Surprisingly, the double-homicide didn’t make much of a public splash. Two days after the early-morning shooting, the deaths warranted a mere hundred words in the
Atlanta Journal-Constitution
, buried deep inside the newspaper’s metro section. The paper quoted an Atlanta Police Department spokesman, who described the killings as baffling, but not quite out of the ordinary: “We have no suspect, no motive and no arrest at this time. It was a home invasion, but we’ve not yet pinpointed a motive.” The story did not mention that one of the victims had been the codefendant of the mayor’s son-in-law.

Apparently satisfied with the public reaction to the killings, Kiki later moved back to East Cobb. And for a time, all resumed to normal—or at least some semblance of it. With Kiki still under house arrest, his friend Eric “Mookie” Rivera continued to meet with him at his house—and to plan more trips from L.A. during which he could traffic cocaine on Kiki’s behalf. During one of Mookie’s visits, in the fall of 2004, he asked Kiki how his case was going.

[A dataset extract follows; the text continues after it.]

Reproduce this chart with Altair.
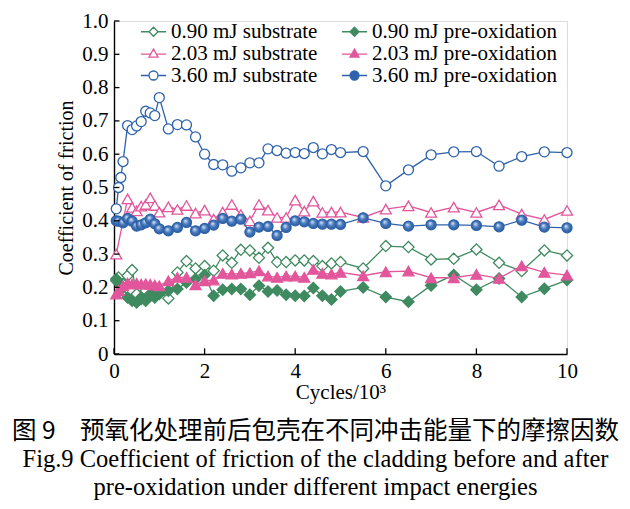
import altair as alt
import pandas as pd

# ---------------- data ----------------
X_EARLY = [0.05, 0.1, 0.2, 0.3, 0.4, 0.5, 0.6, 0.7, 0.8, 0.9, 1.0]
X_EARLY_203_SUB = [0.05, 0.3, 0.4, 0.5, 0.6, 0.7, 0.8, 0.9, 1.0]
X_EARLY_360_SUB = [0.05, 0.1, 0.15, 0.2, 0.3, 0.4, 0.5, 0.6, 0.7, 0.8, 0.9, 1.0]
X_MAIN = [1.2, 1.4, 1.6, 1.8, 2.0, 2.2, 2.4, 2.6, 2.8, 3.0, 3.2, 3.4, 3.6, 3.8, 4.0,
          4.2, 4.4, 4.6, 4.8, 5.0, 5.5, 6.0, 6.5, 7.0, 7.5, 8.0, 8.5, 9.0, 9.5, 10.0]

SUB_090 = [0.22, 0.23, 0.21, 0.235, 0.252, 0.18, 0.165, 0.19, 0.175, 0.20, 0.19,
           0.167, 0.245, 0.279, 0.257, 0.264, 0.25, 0.296, 0.274, 0.313, 0.311, 0.289, 0.319, 0.276, 0.276,
           0.281, 0.281, 0.279, 0.264, 0.272, 0.276, 0.257, 0.324, 0.321, 0.284, 0.286, 0.314, 0.274,
           0.249, 0.311, 0.296]
PRE_090 = [0.225, 0.215, 0.20, 0.17, 0.16, 0.155, 0.17, 0.16, 0.18, 0.17, 0.18,
           0.19, 0.195, 0.215, 0.225, 0.237, 0.175, 0.193, 0.195, 0.195, 0.178, 0.205, 0.188, 0.191, 0.178,
           0.175, 0.174, 0.198, 0.175, 0.164, 0.188, 0.20, 0.171, 0.157, 0.206, 0.237, 0.193, 0.227,
           0.171, 0.196, 0.222]
SUB_203 = [0.30, 0.466, 0.44, 0.43, 0.444, 0.449, 0.469, 0.446, 0.426,
           0.442, 0.434, 0.446, 0.423, 0.432, 0.405, 0.426, 0.449, 0.419, 0.40, 0.449, 0.432, 0.41, 0.41,
           0.462, 0.429, 0.459, 0.425, 0.426, 0.426, 0.41, 0.435, 0.445, 0.425, 0.441, 0.425, 0.448,
           0.42, 0.404, 0.431]
PRE_203 = [0.18, 0.19, 0.205, 0.213, 0.21, 0.212, 0.21, 0.211, 0.209, 0.207, 0.205,
           0.22, 0.23, 0.23, 0.208, 0.22, 0.222, 0.242, 0.24, 0.242, 0.244, 0.25, 0.234, 0.23, 0.234,
           0.234, 0.23, 0.254, 0.242, 0.24, 0.245, 0.235, 0.247, 0.249, 0.229, 0.229, 0.239, 0.227,
           0.265, 0.245, 0.237]
SUB_360 = [0.436, 0.50, 0.53, 0.578, 0.686, 0.674, 0.685, 0.698, 0.729, 0.724, 0.716, 0.77,
           0.676, 0.689, 0.688, 0.652, 0.60, 0.569, 0.568, 0.549, 0.559, 0.574, 0.574, 0.616, 0.611, 0.603,
           0.605, 0.602, 0.62, 0.601, 0.614, 0.605, 0.608, 0.505, 0.553, 0.598, 0.607, 0.608, 0.564,
           0.593, 0.607, 0.605]
PRE_360 = [0.40, 0.399, 0.394, 0.407, 0.399, 0.384, 0.388, 0.394, 0.405, 0.391, 0.376,
           0.37, 0.38, 0.395, 0.37, 0.377, 0.387, 0.407, 0.399, 0.405, 0.366, 0.381, 0.383, 0.356, 0.38,
           0.40, 0.397, 0.392, 0.39, 0.39, 0.389, 0.409, 0.392, 0.384, 0.388, 0.388, 0.386, 0.382,
           0.402, 0.381, 0.379]

NAMES = ["0.90 mJ substrate", "0.90 mJ pre-oxidation",
         "2.03 mJ substrate", "2.03 mJ pre-oxidation",
         "3.60 mJ substrate", "3.60 mJ pre-oxidation"]
XS = [X_EARLY + X_MAIN, X_EARLY + X_MAIN,
      X_EARLY_203_SUB + X_MAIN, X_EARLY + X_MAIN,
      X_EARLY_360_SUB + X_MAIN, X_EARLY + X_MAIN]
YS = [SUB_090, PRE_090, SUB_203, PRE_203, SUB_360, PRE_360]

X_TICKS = [0, 2, 4, 6, 8, 10]
Y_TICKS = [0, 0.1, 0.2, 0.3, 0.4, 0.5, 0.6, 0.7, 0.8, 0.9, 1.0]

# ---------------- styles ----------------
GREEN, PINK, BLUE = "#3f8a60", "#e2569b", "#2e62ab"
COLORS = [GREEN, GREEN, PINK, PINK, BLUE, BLUE]
SHAPES = ["diamond", "diamond", "triangle-up", "triangle-up", "circle", "circle"]
SIZES = [125, 125, 120, 120, 100, 100]
FILLS = ["white", GREEN, "white", PINK, "white", BLUE]

DIAMOND_L = "M-2.8,0L-1,0M1,0L2.8,0M0,-1L1,0L0,1L-1,0Z"
TRI_L = "M-2.8,0.15L-0.66,0.15M0.66,0.15L2.8,0.15M0,-1L1,0.8L-1,0.8Z"
CIRC_L = "M-2.8,0L-1,0M1,0L2.8,0M-1,0A1,1,0,1,0,1,0A1,1,0,1,0,-1,0Z"
LEG_SHAPES = [DIAMOND_L, DIAMOND_L, TRI_L, TRI_L, CIRC_L, CIRC_L]

# legend order: column-major (substrate column, then pre-oxidation column)
LEG_ORDER = [0, 2, 4, 1, 3, 5]

SERIF = "Liberation Serif"

rows = []
for name, xs, ys in zip(NAMES, XS, YS):
    for xv, yv in zip(xs, ys):
        rows.append({"series": name, "cycles": xv, "cof": yv})
df = pd.DataFrame(rows)

x_axis = alt.Axis(title="Cycles/10³", values=X_TICKS, ticks=False, grid=False,
                  labelFont=SERIF, labelFontSize=21, labelColor="black", labelPadding=6,
                  titleFont=SERIF, titleFontSize=21, titleFontWeight="normal", titleColor="black",
                  titlePadding=0, domainColor="black", domainWidth=1.4, labelFlush=False)
y_axis = alt.Axis(title="Coefficient of friction", values=Y_TICKS, ticks=False, grid=False,
                  labelExpr="datum.value == 0 ? '0' : format(datum.value, '.1f')",
                  labelFont=SERIF, labelFontSize=21, labelColor="black", labelPadding=6,
                  titleFont=SERIF, titleFontSize=20, titleFontWeight="normal", titleColor="black",
                  titlePadding=5, domainColor="black", domainWidth=1.4, labelFlush=False)
x_scale = alt.Scale(domain=[0, 10], nice=False, zero=False)
y_scale = alt.Scale(domain=[0, 1.0], nice=False, zero=False)


def X(field):
    return alt.X(field, type="quantitative", scale=x_scale, axis=x_axis)


def Y(field):
    return alt.Y(field, type="quantitative", scale=y_scale, axis=y_axis)


layers = []
for i, name in enumerate(NAMES):
    base = alt.Chart(df).transform_filter(alt.datum.series == name)
    layers.append(base.mark_line(color=COLORS[i], strokeWidth=1.3).encode(x=X("cycles"), y=Y("cof")))
    fill = FILLS[i]
    if name == "3.60 mJ pre-oxidation":
        fill = {"gradient": "radial", "x1": 0.38, "y1": 0.33, "r1": 0.0,
                "x2": 0.5, "y2": 0.5, "r2": 0.58,
                "stops": [{"offset": 0, "color": "#e6eef9"},
                          {"offset": 0.45, "color": "#4f80c2"},
                          {"offset": 1, "color": "#21508f"}]}
    layers.append(base.mark_point(shape=SHAPES[i], size=SIZES[i], filled=True, fill=fill,
                                  stroke=COLORS[i], strokeWidth=1.3, opacity=1, fillOpacity=1,
                                  strokeOpacity=1).encode(x=X("cycles"), y=Y("cof")))

# inward ticks drawn from the tick lists
tx = pd.DataFrame({"t": X_TICKS})
ty = pd.DataFrame({"t": Y_TICKS})
layers.append(alt.Chart(tx).mark_rule(color="black", strokeWidth=1.3).encode(
    x=X("t"), y=alt.Y(datum=0, scale=y_scale, axis=y_axis), y2=alt.Y2(datum=0.017)))
layers.append(alt.Chart(ty).mark_rule(color="black", strokeWidth=1.3).encode(
    y=Y("t"), x=alt.X(datum=0, scale=x_scale, axis=x_axis), x2=alt.X2(datum=0.12)))

# legend layer (no marks drawn)
leg = alt.Legend(orient="none", legendX=29, legendY=0, columns=2, title=None,
                 labelFont=SERIF, labelFontSize=21, labelColor="black", labelOffset=7,
                 symbolSize=81, symbolStrokeWidth=1.3, rowPadding=0, columnPadding=21,
                 padding=0, labelLimit=300)
leg_names = [NAMES[k] for k in LEG_ORDER]
leg_colors = [COLORS[k] for k in LEG_ORDER]
leg_fills = [FILLS[k] for k in LEG_ORDER]
leg_shapes = [LEG_SHAPES[k] for k in LEG_ORDER]
layers.append(alt.Chart(df).transform_filter("false").mark_point(filled=True, opacity=1).encode(
    x=X("cycles"), y=Y("cof"),
    stroke=alt.Stroke("series:N", scale=alt.Scale(domain=leg_names, range=leg_colors), legend=leg),
    fill=alt.Fill("series:N", scale=alt.Scale(domain=leg_names, range=leg_fills), legend=leg),
    shape=alt.Shape("series:N", scale=alt.Scale(domain=leg_names, range=leg_shapes), legend=leg),
))

title = alt.TitleParams(
    text="图 9　预氧化处理前后包壳在不同冲击能量下的摩擦因数",
    subtitle=["Fig.9 Coefficient of friction of the cladding before and after",
              "pre-oxidation under different impact energies"],
    orient="bottom", anchor="middle", font="Noto Sans CJK SC", fontSize=24.5, fontWeight="normal",
    color="black", subtitleFont=SERIF, subtitleFontSize=24.5, subtitleColor="black",
    subtitleLineHeight=28, subtitlePadding=3, offset=18, dx=-25)

chart = alt.layer(*layers).properties(
    width=453, height=333, title=title,
    autosize=alt.AutoSizeParams(type="none"),
    padding={"left": 106, "top": 13, "right": 55, "bottom": 147},
).configure_view(stroke="black", strokeWidth=1.4).configure(background="white")

chart.save("out.html", embed_options={"renderer": "svg", "actions": False})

“It’s looking good right now,” Kiki told him.

“What’s goin’ on?” Mookie asked.

“The one guy that could say anything about me got murdered,” Kiki said casually, as if citing some obscure case law that worked to his advantage. “The guy is gone.”

At that point, Mookie didn’t want to hear any more. And for a while, he didn’t.

He’d be seeing a lot more of Kiki, though. On October 29, 2004—four days before jury selection was scheduled to begin in Kiki’s federal drug trial—his attorney requested that Kiki be allowed
to leave his home to attend a meeting. The meeting would take place at the attorney’s downtown law office, a thirty-minute drive from East Cobb. The attorney and client had much to discuss in preparation of the trial. The attorney thought an exception to Kiki’s house arrest was warranted. As such, the request to the U.S. Probation Office was granted.